CINNAMON CHICKEN WITH NUTTY RELISH

CINNAMON CHICKEN WITH NUTTY RELISH


6 large bone in, skinless chicken breasts, pounded to ¾ inch thick.

Rub
1 tablespoon ground cinnamon (15ml)
½ teaspoon of nutmeg (2ml)
1 teaspoon chili powder (5ml)
1 teaspoon coriander (5ml)
½ teaspoon cardamom (2ml)
1 teaspoon garlic powder (5ml)
1 teaspoon of kosher salt (5ml)
1 teaspoon of freshly ground pepper (5ml)
2 teaspoons of brown sugar (10ml)
  
Nutty Relish
¼ cup chopped onion, soaked in hot water for 20 minutes and drained (60ml)
2 tablespoons of diced red bell pepper (30ml)
2 tablespoons of diced yellow bell pepper (30ml)
2 teaspoons of sherry vinegar (10ml)
1 teaspoon of honey (5ml)
½ teaspoon of curry powder (2ml)
1 cup of coarsely chopped unsalted cashew nuts (250ml)
3 to 4 tablespoons minced fresh mint (50ml-65ml)

Prepare the rub by mixing all of the ingredients together in a small bowl.
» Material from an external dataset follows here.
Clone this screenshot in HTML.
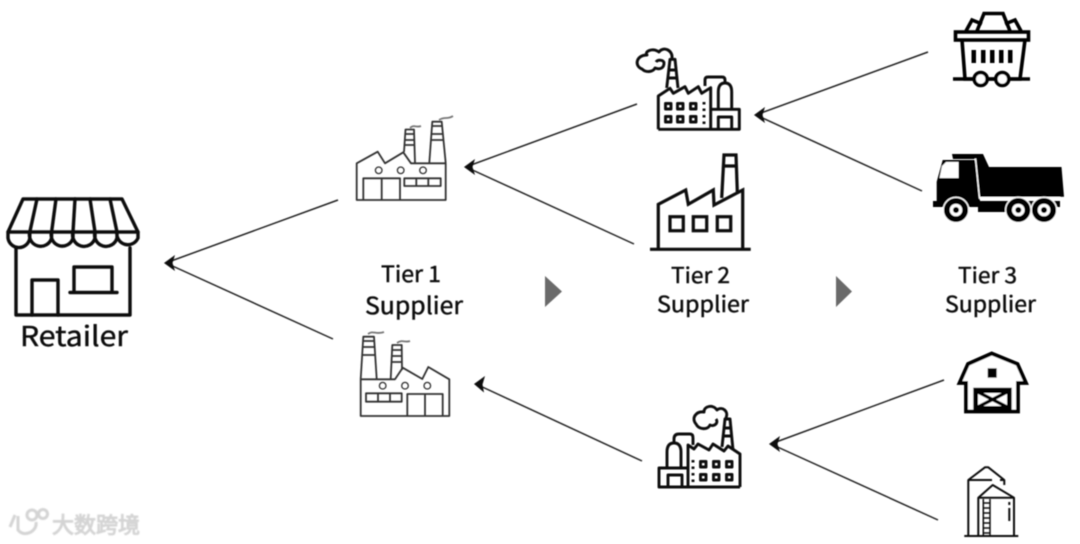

Rinse and pat the chicken breasts dry. Sprinkle equal amounts of the rub on each piece of chicken and rub it into the meat. Be sure to rub the mixture into both sides of the chicken breast. Place them into a sealable plastic bag. Seal and refrigerate for a minimum of 2 hours up to overnight.

Preheat the grill to 325°F/190°C or medium heat.

Remove the chicken from the fridge and place on a tray. Let the meat come to room temperature while the grill heats.

To prepare the relish, combine all of the relish ingredients except the nuts and mint into a large bowl and mix thoroughly. Set aside.

Oil the grill liberally. Drizzle the chicken with oil and place it skin side down on the grill. Keep the lid open and a spritz bottle with water close by to spray any jumping flames. Grill on each side for approximately 6-8 minutes until opaque and juicy.

Remove the chicken from the grill and tent with tin foil. Let the meat rest for 5 minutes before serving. Add the nuts and mint to the relish and serve on top of chicken.